The main action of the hit rock musical Evita may take place in Argentina in the wake of the Second World War, but the tale of the “rainbow high” political rise of figurehead Eva Peron is as timely as ever.
An ambitious “woman of the people”, Eva Duarte is a radio star who wins the heart of Argentinean colonel, Juan Peron, and sees him take office as President in 1946.
The musical interprets her life across more than a decade – beginning as a seemingly idealistic young “descamisado” before taking on a life of privilege and duplicity – professing support for "her people", but seeing very little tangible change for the lives of those in the lower class she left behind.
The role of Evita is as ambitious as the woman herself, and in this Amici Production, Heather Wilcock proves she’s more than up to the task. Her voice is spine tingling, and she is utterly convincing in both stage presence and conviction.
Her interpretation of the show’s most famous hit Don’t Cry For Me Argentina was more original and nuanced than any I’ve seen, and gave stunning context and depth to the lyrics, which so often are interpreted as a reference to Evita’s death and demise. In Wilcock’s interpretation we hear it as a living political melody.
Matthew Pike’s Che Guevara acts as the watchman on the wall, calling out Eva’s seeming lack of integrity and pleading with the audience to see through her Christian Dior-clad façade. Pike delivers compelling performances in the role, particularly in the second act’s And the Money Kept Rolling In.
Russell Dixon performs well as Juan Peron – the stoic but ultimately weak man at the helm of Argentina. His interpretation while somewhat bland, delivers powerful and satisfying vocals.
The familiar tale of the clash between the rich and poor, between the powerful and those at the bottom of the heap, plays out with an intensity and some admirable work by the strong core cast and chorus. The show’s score is arguably one of Andrew Lloyd Webber’s best – haunting melodies and unapologetic lyrics that explore layers of conflict that keep an audience engaged.

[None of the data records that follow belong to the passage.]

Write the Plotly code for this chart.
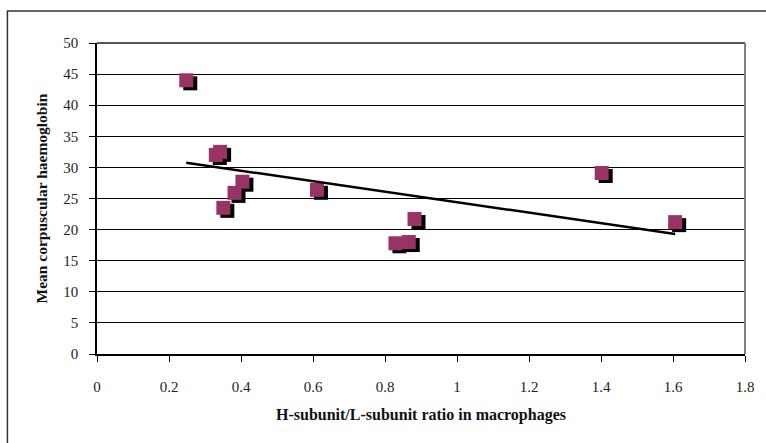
import plotly.graph_objects as go

# Data
ratio_x = [0.248, 0.330, 0.342, 0.404, 0.382, 0.351, 0.611, 0.882, 0.829, 0.866, 1.402, 1.606]
mch_y = [44.0, 32.0, 32.5, 27.7, 25.9, 23.5, 26.4, 21.7, 17.8, 18.0, 29.1, 21.2]
trend_x = [0.248, 1.606]
trend_y = [30.75, 19.3]

x_ticks = [0, 0.2, 0.4, 0.6, 0.8, 1, 1.2, 1.4, 1.6, 1.8]
x_tick_text = ["0", "0.2", "0.4", "0.6", "0.8", "1", "1.2", "1.4", "1.6", "1.8"]
y_ticks = [0, 5, 10, 15, 20, 25, 30, 35, 40, 45, 50]

X_RANGE = [0, 1.8]
Y_RANGE = [0, 50]

# layout geometry
W, H = 766, 443
ML, MR, MT, MB = 97, 18, 43, 89
plot_w = W - ML - MR
plot_h = H - MT - MB
SHADOW_DX, SHADOW_DY = 4, 3  # px

x_per_px = (X_RANGE[1] - X_RANGE[0]) / plot_w
y_per_px = (Y_RANGE[1] - Y_RANGE[0]) / plot_h

FONT = "Liberation Serif"
PURPLE = "#993366"

fig = go.Figure()

# shadow squares on hidden base axes (shifted ranges -> pixel offset)
fig.add_trace(go.Scatter(
    x=ratio_x, y=mch_y, mode="markers", xaxis="x", yaxis="y",
    marker=dict(symbol="square", size=14, color="black", line=dict(width=0)),
    hoverinfo="skip", showlegend=False))

# real markers + trendline on visible axes
fig.add_trace(go.Scatter(
    x=ratio_x, y=mch_y, mode="markers", xaxis="x2", yaxis="y2",
    marker=dict(symbol="square", size=14, color=PURPLE, line=dict(width=0)),
    showlegend=False))
fig.add_trace(go.Scatter(
    x=trend_x, y=trend_y, mode="lines", xaxis="x2", yaxis="y2",
    line=dict(color="black", width=2.5), showlegend=False))

fig.update_layout(
    width=W, height=H,
    margin=dict(l=ML, r=MR, t=MT, b=MB),
    paper_bgcolor="white", plot_bgcolor="white",
    font=dict(family=FONT, color="#222222"),
    xaxis=dict(range=[X_RANGE[0] - SHADOW_DX * x_per_px, X_RANGE[1] - SHADOW_DX * x_per_px],
               visible=False, showgrid=False, zeroline=False),
    yaxis=dict(range=[Y_RANGE[0] + SHADOW_DY * y_per_px, Y_RANGE[1] + SHADOW_DY * y_per_px],
               visible=False, showgrid=False, zeroline=False),
    xaxis2=dict(overlaying="x", anchor="y2", side="bottom", range=X_RANGE,
                tickvals=x_ticks, ticktext=x_tick_text,
                showgrid=False, zeroline=False,
                showline=True, linecolor="black", linewidth=1.5,
                ticks="outside", ticklen=6, tickcolor="black", tickwidth=1,
                ticklabelstandoff=12,
                tickfont=dict(family=FONT, size=15, color="#222222"),
                title=dict(text="<b>H-subunit/L-subunit ratio in macrophages</b>",
                           font=dict(family=FONT, size=16, color="#111111"),
                           standoff=15)),
    yaxis2=dict(overlaying="y", anchor="x2", side="left", range=Y_RANGE,
                tickvals=y_ticks,
                showgrid=True, gridcolor="black", gridwidth=1,
                zeroline=False,
                showline=True, linecolor="black", linewidth=1.5,
                ticks="outside", ticklen=6, tickcolor="black", tickwidth=1,
                ticklabelstandoff=8,
                tickfont=dict(family=FONT, size=15, color="#222222"),
                title=dict(text="<b>Mean corpuscular haemoglobin</b>",
                           font=dict(family=FONT, size=15.5, color="#111111"),
                           standoff=12)),
    shapes=[
        # plot-area border (top + right)
        dict(type="line", xref="paper", yref="paper", x0=0, x1=1, y0=1, y1=1,
             line=dict(color="#555555", width=2)),
        dict(type="line", xref="paper", yref="paper", x0=1, x1=1, y0=0, y1=1,
             line=dict(color="#808080", width=2)),
        # outer chart border (clipped at right/bottom in the reference)
        dict(type="rect", xref="paper", yref="paper",
             x0=(7 - ML) / plot_w, x1=(W + 5 - ML) / plot_w,
             y0=1 - (H + 5 - MT) / plot_h, y1=1 - (11 - MT) / plot_h,
             line=dict(color="#333333", width=1.5), layer="below"),
    ],
)

fig.write_html("out.html", config={"displayModeBar": False},
               post_script="document.body.style.margin='0';")
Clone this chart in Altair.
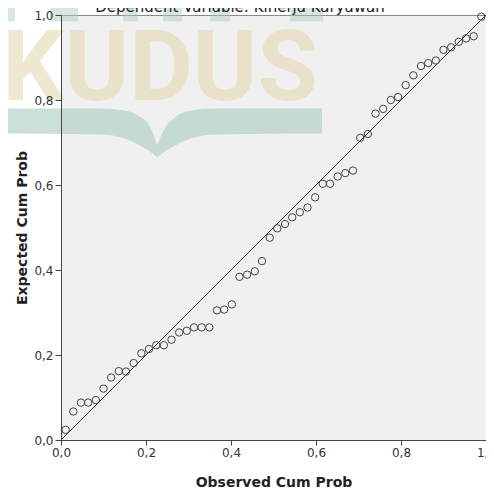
import altair as alt
import pandas as pd

# ---- data ----
observed = [0.011, 0.029, 0.047, 0.064, 0.082, 0.100, 0.118, 0.136, 0.153, 0.171,
            0.189, 0.207, 0.224, 0.242, 0.260, 0.278, 0.296, 0.313, 0.331, 0.349,
            0.367, 0.384, 0.402, 0.420, 0.438, 0.456, 0.473, 0.491, 0.509, 0.527,
            0.544, 0.562, 0.580, 0.598, 0.616, 0.633, 0.651, 0.669, 0.687, 0.704,
            0.722, 0.740, 0.758, 0.776, 0.793, 0.811, 0.829, 0.847, 0.864, 0.882,
            0.900, 0.918, 0.936, 0.953, 0.971, 0.989]
expected = [0.024, 0.067, 0.088, 0.088, 0.094, 0.121, 0.147, 0.162, 0.161, 0.181,
            0.204, 0.214, 0.223, 0.223, 0.236, 0.253, 0.257, 0.265, 0.265, 0.265,
            0.305, 0.307, 0.319, 0.384, 0.389, 0.397, 0.421, 0.476, 0.498, 0.508,
            0.524, 0.536, 0.547, 0.571, 0.603, 0.603, 0.620, 0.628, 0.634, 0.711,
            0.720, 0.768, 0.779, 0.800, 0.807, 0.835, 0.858, 0.880, 0.887, 0.893,
            0.918, 0.924, 0.937, 0.945, 0.950, 0.996]
ref_x = [0.0, 1.0]
ref_y = [0.0, 1.0]
tick_values = [0.0, 0.2, 0.4, 0.6, 0.8, 1.0]

title_text = "Dependent Variable: Kinerja Karyawan"
title_pos_x = [0.421]
title_pos_y = [1.008]
x_title = "Observed Cum Prob"
y_title = "Expected Cum Prob"

# ---- background watermark (in data units) ----
wm_word = "KUDUS"
wm_x = [0.233]
wm_y = [0.799]
wing_names = ["L"] * 6 + ["R"] * 6
wing_x = [-0.144, 0.092, 0.151, 0.186, 0.209, 0.226,
          0.226, 0.245, 0.268, 0.304, 0.362, 0.614]
wing_top = [0.780, 0.780, 0.775, 0.761, 0.738, 0.693,
            0.693, 0.735, 0.759, 0.775, 0.780, 0.780]
wing_bottom = [0.721, 0.719, 0.709, 0.693, 0.679, 0.665,
               0.665, 0.679, 0.693, 0.709, 0.719, 0.721]
block_x1 = [-0.144, -0.026, 0.146, 0.240, 0.351, 0.539]
block_x2 = [-0.108, 0.040, 0.181, 0.285, 0.398, 0.617]
block_y1 = [0.985] * 6
block_y2 = [1.040] * 6

points_df = pd.DataFrame({"obs": observed, "exp": expected})
ref_df = pd.DataFrame({"obs": ref_x, "exp": ref_y})
wing_df = pd.DataFrame({"wing": wing_names, "obs": wing_x, "top": wing_top, "bot": wing_bottom})
block_df = pd.DataFrame({"x1": block_x1, "x2": block_x2, "y1": block_y1, "y2": block_y2})
wm_df = pd.DataFrame({"obs": wm_x, "exp": wm_y, "t": [wm_word]})
title_df = pd.DataFrame({"obs": title_pos_x, "exp": title_pos_y, "t": [title_text]})

label_expr = "replace(format(datum.value, '.1f'), '.', ',')"
sc = alt.Scale(domain=[0, 1], nice=False, zero=False)
axis_x = alt.Axis(values=tick_values, labelExpr=label_expr, grid=False, tickSize=5,
                  labelPadding=2, labelFlush=False, labelOverlap=False, labelBound=False,
                  titleY=46, titleBaseline="alphabetic", zindex=1)
axis_y = alt.Axis(values=tick_values, labelExpr=label_expr, grid=False, tickSize=6,
                  labelPadding=2, labelFlush=False, labelOverlap=False,
                  titleX=-35, titleBaseline="alphabetic", zindex=1)


def X(field):
    return alt.X(field, type="quantitative", scale=sc, axis=axis_x, title=x_title)


def Y(field):
    return alt.Y(field, type="quantitative", scale=sc, axis=axis_y, title=y_title)


blocks = alt.Chart(block_df).mark_rect(color="#a9cdbd", opacity=0.45).encode(
    x=X("x1"), x2="x2", y=Y("y1"), y2="y2")

wings = alt.Chart(wing_df).mark_area(color="#a9cdbd", opacity=0.6, interpolate="monotone").encode(
    x=X("obs"), y=Y("top"), y2="bot", detail="wing:N")

wm = alt.Chart(wm_df).mark_text(font="Roboto", fontWeight="bold", fontSize=98,
                                color="#e6d9b2", opacity=0.6, align="center",
                                baseline="alphabetic").encode(
    x=X("obs"), y=Y("exp"), text="t:N")

line = alt.Chart(ref_df).mark_line(color="#333333", strokeWidth=1).encode(
    x=X("obs"), y=Y("exp"))

pts = alt.Chart(points_df).mark_point(shape="circle", filled=False, size=55,
                                      stroke="#444444", strokeWidth=1, opacity=1).encode(
    x=X("obs"), y=Y("exp"))

title = alt.Chart(title_df).mark_text(font="DejaVu Sans", fontSize=15, color="#222222",
                                      align="center", baseline="alphabetic").encode(
    x=X("obs"), y=Y("exp"), text="t:N")

chart = alt.layer(blocks, wings, wm, line, pts, title).properties(
    width=425, height=425,
    autosize=alt.AutoSizeParams(type="none"),
    padding={"left": 53, "top": 7, "right": 0, "bottom": 47},
    background="white",
).configure_view(
    fill="#f0f0f0", stroke="#8a8a8a", strokeWidth=1
).configure_axis(
    domainColor="#444444", tickColor="#444444", labelColor="#333333",
    labelFont="DejaVu Sans", labelFontSize=12,
    titleFont="DejaVu Sans", titleFontSize=14, titleFontWeight="bold", titleColor="#222222"
)

chart.save("out.html", embed_options={"renderer": "svg", "actions": False})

While the sound felt too quiet for a rock musical in the first act, and the timing and pacing in the earlier numbers was somewhat lagging, on the whole the show was well executed. An odd set choice saw a jarring use of a projector screen as a backdrop which while appropriate when used to add historical context and scale, felt odd when used like a PowerPoint slide to shoehorn in extra props. Some of the staging could have been more creative and less paint-by-numbers, but it was outweighed by originality in the performers’ interpretations of the demanding score. This was evident in a stunning vocal performance of Another Suitcase in Another Hall from Emily Hermon as Peron's mistress, which could have been better supported by stronger direction and staging.
At a time where politicians and figureheads appear on talk shows, have social media accounts, and are forever attempting to find appeal as “those of the people”, the historical account of Eva Peron’s battle against the upper class, while embracing their folly and privilege in her own life, is a sobering but relevant narrative. She professes to be Brand:Argentina, long before state visits by dignitaries included prescribed hashtags.
The show glides along with sultry dose of tango and political intrigue, making it well worth taking a theatrical trip to Buenos Aires for an evening – it will be surprisingly good for you.